Segnalazione del Centro Studi Federici
“Mio figlio rapito non è tornato e mia moglie è morta di dolore”
Gorie, cristiano di Qamishli: “Ho venduto la casa per pagare un riscatto inutile”
Gian Micalessin Qamishli (Siria) – Gli è rimasta solo la speranza. Spalmata su un cuore prosciugato, su un corpo divorato dal dolore, su una mente ripiegata nel ricordo.
È la storia di papà Gorie. La storia di tutto quello che gli è stato rubato. La storia di un figlio rapito a 25 anni e mai più tornato. La storia di tanti Cristiani di Siria.
«Era giugno, giugno di un anno fa. Gabi quella sera è qui in casa con noi quando all’improvviso chiama la compagnia degli autobus. Deve sostituire un collega, portare un pullman a Deir El Ezzor, giù a sud, nei territori dei ribelli. Gabi non dice mai di no. Me lo ricordo ancora. Abbraccia me, dà un bacio a mamma e promette “domani sera, dopodomani al massimo sono di ritorno”. La sera dopo non arriva. Il giorno dopo non telefona. Due giorni dopo chiamo la compagnia. Un signore mi dice l’hanno rapito, l’hanno preso quelli di Jabat Al Nusra. Si son portati via lui e la nostra corriera. È successo a sud di Deir El Ezzor, ma niente paura paghiamo qualcosa e ce lo ridanno. Aspettate qualche giorno e vedrete. Massimo una settimana e Gabi torna a casa. Io non lo dico, ma so che Jabat Al Nusra non sono buone notizie. A quel tempo erano Al Qaida, oggi stanno con lo Stato Islamico. Eppure decido di fidarmi. Scelgo di sperare. Sara, mia moglie no. Lei urla e strepita già quella sera. Piange come una pazza, ripete che Gabi non tornerà. Io la supplico di star tranquilla».
«”Me l’hanno promesso, pagano e lo riportano a casa”. Un mese dopo il telefono squilla di nuovo. Dall’altra parte sempre la stessa voce. La voce della compagnia. Mia moglie mi osserva in silenzio mentre io ascolto quella voce. Ripete sempre la stessa frase. “Chiedono troppi soldi… non possiamo pagare Capisce?
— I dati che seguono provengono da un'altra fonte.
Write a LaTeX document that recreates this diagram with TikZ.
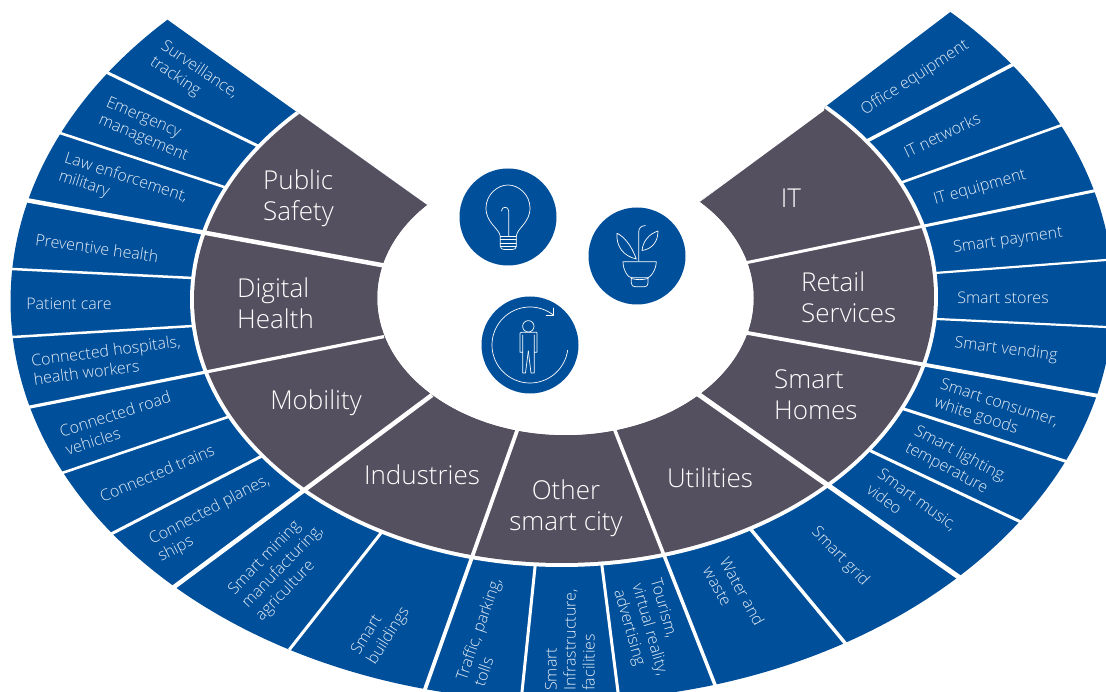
\documentclass[tikz,border=0pt]{standalone}
\usepackage{fontspec}
\setmainfont{Open Sans Light}
\definecolor{fanblue}{HTML}{004F9A}
\definecolor{fangrey}{HTML}{55505F}
\definecolor{bluetext}{HTML}{E4ECF5}
\tikzset{
  sepline/.style={draw=white,line width=#1pt,shorten <=-6pt,shorten >=-6pt},
  thruline/.style={draw=white,line width=#1pt},
  small/.style={text=bluetext,align=left,inner sep=0pt,font=\fontsize{16}{19}\selectfont},
  big/.style={text=white,align=left,inner sep=0pt,font=\fontsize{26}{31}\selectfont},
  icon/.style={draw=white,line width=0.7pt,line join=round,line cap=round},
  disc/.style={fill=fanblue,draw=none}
}
\begin{document}
\begin{tikzpicture}[x=1pt,y=-1pt]
\useasboundingbox (0,0) rectangle (1106,692);
\begin{scope}
\clip (0,0) rectangle (1106,692);
\clip (427,205) -- (100,-28.4) -- (-50,-50) -- (-50,800) -- (1200,800) -- (1200,-50) -- (1015,-37) -- (697,204) -- cycle;
% blue band
\fill[fanblue,rotate around={0.5:(562,299)}] (562,299) ellipse [x radius=551.5pt,y radius=402pt];
% separators within the blue band
\foreach \w/\ax/\ay/\bx/\by in {
 3/108/73/258/146,
 2.6/60/133/224/187,
 2.5/12/269/193/278,
 2.5/13/337/193/326,
 2.6/65/472/228/417,
 3/115/532/260/457,
 3/293/645/381/533,
 3/535/567/522/692,
 3/602/566/618/692,
 3.5/753/532/845/643,
 3/873/452/1023/523,
 3/907/410/1071/463,
 2.2/937/319/1106/327,
 2.2/935/273/1106/260,
 2.6/900/183/1062/125,
 3.5/865/142/1012/65}
 {\draw[sepline=\w] (\ax,\ay) -- (\bx,\by);}
% white gap, grey ring, inner hole
\fill[white,rotate around={0.5:(564,298)}] (564,298) ellipse [x radius=374pt,y radius=269pt];
\fill[fangrey,rotate around={0.5:(564,298)}] (564,298) ellipse [x radius=370pt,y radius=265pt];
\fill[white] (565.5,298) ellipse [x radius=188pt,y radius=137pt];
% separators running through both bands
\foreach \w/\ax/\ay/\bx/\by in {
 4.5/384/265.5/20/199,
 3.2/384/336.6/20/409,
 4.5/432/395/170/590,
 3.8/518/428/424/692,
 3.5/614/428/717/690,
 5/698/394/970/585,
 3.8/745/332.5/1110/398,
 3/743/263.4/1110/187.6}
 {\draw[thruline=\w] (\ax,\ay) -- (\bx,\by);}
% labels in the blue band
\node[small,rotate=-34] (l1) at (194,78) {Surveillance,\\tracking};
\node[small,rotate=-23] (l2) at (147,130) {Emergency\\management};
\node[small,rotate=-18] (l3) at (123,187) {Law enforcement,\\military};
\node[small,rotate=-8] (l4) at (97,248) {Preventive health};
\node[small] (l5) at (69,304) {Patient care};
\node[small,rotate=7.5] (l6) at (107,360) {Connected hospitals,\\health workers};
\node[small,rotate=18] (l7) at (118,423) {Connected road\\vehicles};
\node[small,rotate=23] (l8) at (157,473) {Connected trains};
\node[small,rotate=27.5] (l9) at (214,519) {Connected planes,\\ships};
\node[small,rotate=46] (l10) at (283,567) {Smart mining\\manufacturing,\\agriculture};
\node[small,rotate=58] (l11) at (381,631) {Smart\\buildings};
\node[small,rotate=71] (l12) at (487,632) {Traffic, parking,\\tolls};
\node[small,rotate=90,anchor=west] (l13) at (570,691) {Smart\\Infrastructure,\\facilities};
\node[small,rotate=-74] (l14) at (649,630) {Tourism,\\virtual reality,\\advertising};
\node[small,rotate=-61] (l15) at (734,596) {Water and\\waste};
\node[small,rotate=-46] (l16) at (840,557) {Smart grid};
\node[small,rotate=-36] (l17) at (912,507) {Smart music,\\video};
\node[small,rotate=-28] (l18) at (956,463) {Smart lighting,\\temperature};
\node[small,rotate=-18] (l19) at (996,413) {Smart consumer,\\white goods};
\node[small,rotate=-7] (l20) at (1006,350) {Smart vending};
\node[small] (l21) at (1003,298) {Smart stores};
\node[small,rotate=8] (l22) at (1008,241) {Smart payment};
\node[small,rotate=16] (l23) at (980,188) {IT equipment};
\node[small,rotate=25.5] (l24) at (942,135) {IT networks};
\node[small,rotate=33] (l25) at (915,78) {Office equipment};
% labels in the grey band
\node[big,anchor=west] (g1) at (263,198) {Public\\Safety};
\node[big,anchor=west] (g2) at (237,303) {Digital\\Health};
\node[big] (g3) at (316,403) {Mobility};
\node[big] (g4) at (422,475) {Industries};
\node[big,align=center] (g5) at (566,508) {Other\\smart city};
\node[big] (g6) at (710,478) {Utilities};
\node[big,anchor=west] (g7) at (774,395) {Smart\\Homes};
\node[big,anchor=west] (g8) at (801,297) {Retail\\Services};
\node[big] (g9) at (791,198) {IT};
\end{scope}
% clean edge of the hole between the two tips, and the lower top edge of IT
\fill[white] (565.5,298) ellipse [x radius=188pt,y radius=137pt];
\fill[white] (697,204) -- (824,110.5) -- (824,105) -- cycle;
% light bulb
\fill[disc] (508,217) circle [radius=48.5pt];
\begin{scope}[shift={(508,217)},icon]
\draw (-7.7,19.3) .. controls (-9,11) and (-22,6) .. (-22,-9) .. controls (-22,-22) and (-11,-32) .. (0,-32) .. controls (11,-32) and (22,-22) .. (22,-9) .. controls (22,6) and (9,11) .. (8.3,19.3);
\draw (-7.7,19.3) -- (8.3,19.3);
\draw (-7.7,22.7) -- (8.3,22.7);
\draw (-7.7,26) -- (8.3,26);
\draw (-7.7,29) -- (8.3,29);
\draw (-7.7,19.3) -- (-7.7,29) .. controls (-7.7,31.5) and (-6,32.5) .. (-4,32.5) -- (4.5,32.5) .. controls (6.5,32.5) and (8.3,31.5) .. (8.3,29) -- (8.3,19.3);
\draw (0.7,19.3) -- (0.7,-6) .. controls (0.7,-11) and (-6.5,-11) .. (-6.5,-6);
\end{scope}
% plant
\fill[disc] (637,256) circle [radius=48.5pt];
\begin{scope}[shift={(637,256)},icon]
\draw (1.7,5) -- (1.7,-24) .. controls (1.7,-28) and (4,-30) .. (8.3,-30.5);
\draw (-0.7,3) .. controls (-6,-12) and (-14,-20) .. (-20,-22.7) .. controls (-21,-10) and (-14,0) .. (-0.7,3);
\draw (5,-5.5) .. controls (6,-15) and (12,-22) .. (21,-25) .. controls (21,-14) and (15,-7) .. (5,-5.5);
\draw (-14,5.7) -- (19.3,5.7) .. controls (19.3,14) and (13,21.7) .. (11,21.7) -- (-5.7,21.7) .. controls (-9,21.7) and (-14,14) .. (-14,5.7);
\draw (-5.7,21.7) -- (-5.7,27) .. controls (-5.7,29.5) and (-4,30.7) .. (-2,30.7) -- (7.5,30.7) .. controls (9.5,30.7) and (11,29.5) .. (11,27) -- (11,21.7);
\draw (-5.7,22.5) .. controls (-1,24) and (6,24) .. (11,22.5);
\end{scope}
% person
\fill[disc] (530,345) circle [radius=48.5pt];
\begin{scope}[shift={(530,345)},icon]
\draw plot[domain=-8:-308,samples=80] ({38*cos(\x)},{-38*sin(\x)});
\draw (23.7,-37) -- (23.7,-29.3) -- (16.3,-29.3);
\draw (-1.7,-18.7) circle [radius=5.7pt];
\draw (-8.7,-12.7) -- (6.7,-12.7) .. controls (7.7,-12.7) and (7,-12.7) .. (7,-11.7) -- (7,7.3) -- (4.3,7.3) -- (4.3,-10) (4.3,7.3) -- (4.3,28) -- (1,28) -- (-1.7,6);
\draw (-8.7,-12.7) -- (-10,-11.7) -- (-10,7.3) -- (-7.3,7.3) -- (-7.3,-10) (-7.3,7.3) -- (-7.3,28) -- (-4.5,28) -- (-1.7,6);
\end{scope}
\end{tikzpicture}
\end{document}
Non possiamo pagare”. Io guardo lei.
Sara guarda me. Non mi esce una parola. Non riesco a dire nulla. Quello della compagnia urla sempre più forte. Non possiamo pagare, mi sente? Capisce?. Ma io penso solo a Sara, vedo solo mia moglie. Mi chiedo cosa raccontarle. Lui dall’altra parte mi strilla nell’orecchio. “Allora ha capito? Per suo figlio non se ne fa nulla. Provateci voi”. E riattacca. Riattacco anch’io. Abbraccio Sara, ma lei inizia urlare. Da allora per 12 mesi non smette più. Si alza la notte, piange, si dispera. Il letto diventa un bagno di lacrime, la stanza la tomba della nostra disperazione. Io ogni mattina mi alzo più vecchio. Ogni mattina la sveglio con la stessa promessa. Riporterò Gabi a casa, te lo riporterò. Fidati di me e lo riavrai. Passano le settimane, passano i mesi e intanto mediatori mi ripetono sempre la stessa frase: “È vivo, è solo questione di soldi, ce la possiamo fare”. Alla fine mi decido. Non ho un soldo, ma ho questa casa. I mediatori mi dicono la cifra ed io, due settimane dopo, vendo, incasso e mi metto in affitto. Ma sono felice. Quella mattina sveglio Sara, le mostro la borsa. Lei mi abbraccia. È la prima volta dopo tanti mesi. E per una volta non piange. Per una volta anche lei spera. La borsa parte, ma Gabi non arriva. Aspetto una settimana, ne aspetto due. Poi una mattina bussa il mediatore. Entra in casa, alza le braccia al cielo. “Due sono tornati, ma di tuo figlio non sappiamo nulla. Abbiamo perso le sue tracce”. Quella mattina erano tre mesi fa, non lo dimenticherò mai. Vado nella stanza busso, lei dorme ancora. Apre un occhio. Io l’accarezzo, le dico solo “non è tornato”. Poi è un attimo. Lei si alza, mi guarda. Nei suoi occhi non c’è nulla. Solo il vuoto. Nella sua bocca solo quell’urlo Gabi, Gabi, Gabi. Lo ripete per tre volte poi mi cade tra le braccia. È morta così, ripetendo il nome di nostro figlio. Io ho perso tutto e sono rimasto solo, ma spero ancora. Qualcosa nel mio cuore mi dice che è ancora vivo, mi dice di sperare. Mi hanno rubato tutto, non possono rubarmi anche quello. Sono un cristiano e la speranza è la mia ultima fede».